Given the increasing strategic importance of AI and rising geopolitical tensions, the USG has changed and may again change the export control rules at any time and further subject a wider range of our products to export restrictions and licensing requirements, negatively impacting our business and financial results. In the event of such change, we may be unable to sell our inventory of such products and may be unable to develop replacement products not subject to the licensing requirements.
For example, the USG has already imposed conditions to limit the ability of foreign firms to create and offer as a service large-scale GPU clusters, for example by imposing license conditions on the use of products to be exported to certain countries, and may impose additional conditions such as requiring chip tracking and throttling mechanisms that could disable or impair GPUs if certain events, including unauthorized system configuration, use, or location, are detected.

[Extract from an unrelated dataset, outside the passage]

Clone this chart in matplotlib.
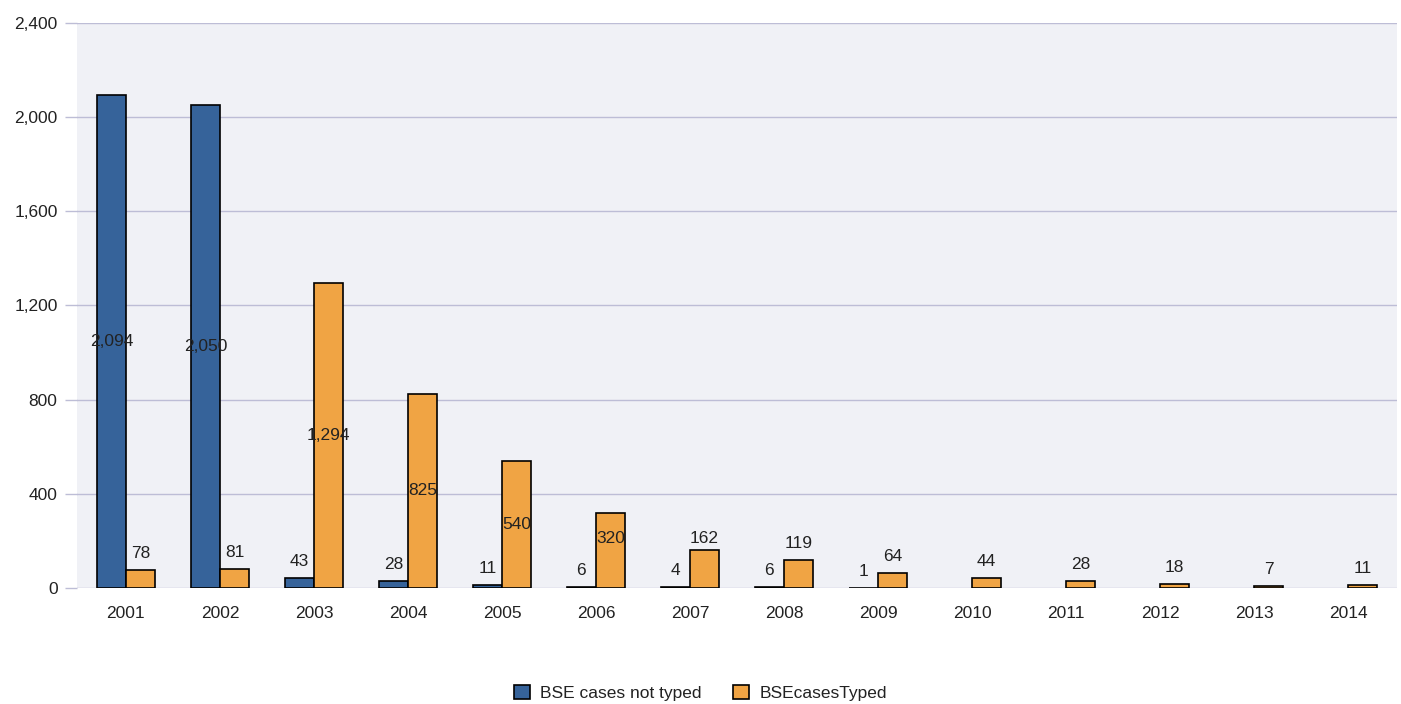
import matplotlib.pyplot as plt
import numpy as np
from matplotlib.ticker import FuncFormatter

plt.rcParams["font.family"] = "Liberation Sans"
plt.rcParams["font.size"] = 12.5

years = ['2001', '2002', '2003', '2004', '2005', '2006', '2007',
         '2008', '2009', '2010', '2011', '2012', '2013', '2014']
not_typed = [2094, 2050, 43, 28, 11, 6, 4, 6, 1, np.nan, np.nan, np.nan, np.nan, np.nan]
typed = [78, 81, 1294, 825, 540, 320, 162, 119, 64, 44, 28, 18, 7, 11]

blue = '#36639a'
orange = '#f0a444'
grid_col = '#bdbdd6'
text_col = '#222222'

fig = plt.figure(figsize=(14.01, 7.04), dpi=100)
ax = fig.add_axes([77 / 1401, 1 - 588 / 704, 1320 / 1401, 565 / 704])
ax.set_facecolor('#f0f1f6')

x = np.arange(len(years))
w = 0.31
ax.bar(x - w, not_typed, w, align='edge', color=blue, edgecolor='black',
       linewidth=1.2, label='BSE cases not typed', zorder=3)
ax.bar(x, typed, w, align='edge', color=orange, edgecolor='black',
       linewidth=1.2, label='BSEcasesTyped', zorder=3)


def label_pos(v):
    # big bars get the value in the middle, small ones just above
    return max(v / 2, min(v + 70, 210))


for xi, v in zip(x - w / 2, not_typed):
    if not np.isnan(v):
        ax.text(xi, label_pos(v), f'{v:,.0f}', ha='center', va='center',
                color=text_col, zorder=4)
for xi, v in zip(x + w / 2, typed):
    ax.text(xi, label_pos(v), f'{v:,.0f}', ha='center', va='center',
            color=text_col, zorder=4)

ax.set_xlim(-0.52, 13.52)
ax.set_ylim(0, 2400)
ax.set_yticks(np.arange(0, 2401, 400))
ax.yaxis.set_major_formatter(FuncFormatter(lambda v, p: f'{v:,.0f}'))
ax.set_xticks(x)
ax.set_xticklabels(years)
ax.yaxis.grid(True, color=grid_col, linewidth=1.0, zorder=1)
ax.set_axisbelow(True)
for s in ax.spines.values():
    s.set_visible(False)
ax.tick_params(axis='y', length=9, color=grid_col, width=1.0, pad=5,
               labelcolor=text_col)
ax.tick_params(axis='x', length=0, pad=13, labelcolor=text_col)

fig.legend(loc='center', bbox_to_anchor=(0.5, 1 - 693 / 704), ncol=2,
           frameon=False, handlelength=0.9, handleheight=0.9,
           handletextpad=0.6, columnspacing=1.8, labelcolor=text_col)

fig.savefig('out.png', dpi=100)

Such government mandates in chip designs could introduce system vulnerabilities and expose us to significant risk and potential liability, negatively impact demand for our products, and could have a material impact on our business, operating results, and financial condition.
Open-source foundation models are rapidly growing in popularity with developers worldwide. Any regulatory control or other restriction that limits our ability to provide products and services that support third-party applications and models, including applications built on foundation models originating in China such as DeepSeek or Qwen, could have a material impact on our business, operating results, and financial condition.
The USG has already imposed export controls restricting certain gaming GPUs, and if the USG expands such controls to restrict additional gaming products, it may disrupt a significant portion of our supply and distribution chain and negatively impact sales of such products to markets outside China, including the U.S. and Europe. In addition, as the performance of the gaming GPUs increases over time, export controls may have a greater impact on our ability to compete in markets subject to those controls. Export controls may disrupt our supply and distribution chain for a substantial portion of our products, which are warehoused in and distributed from Hong Kong.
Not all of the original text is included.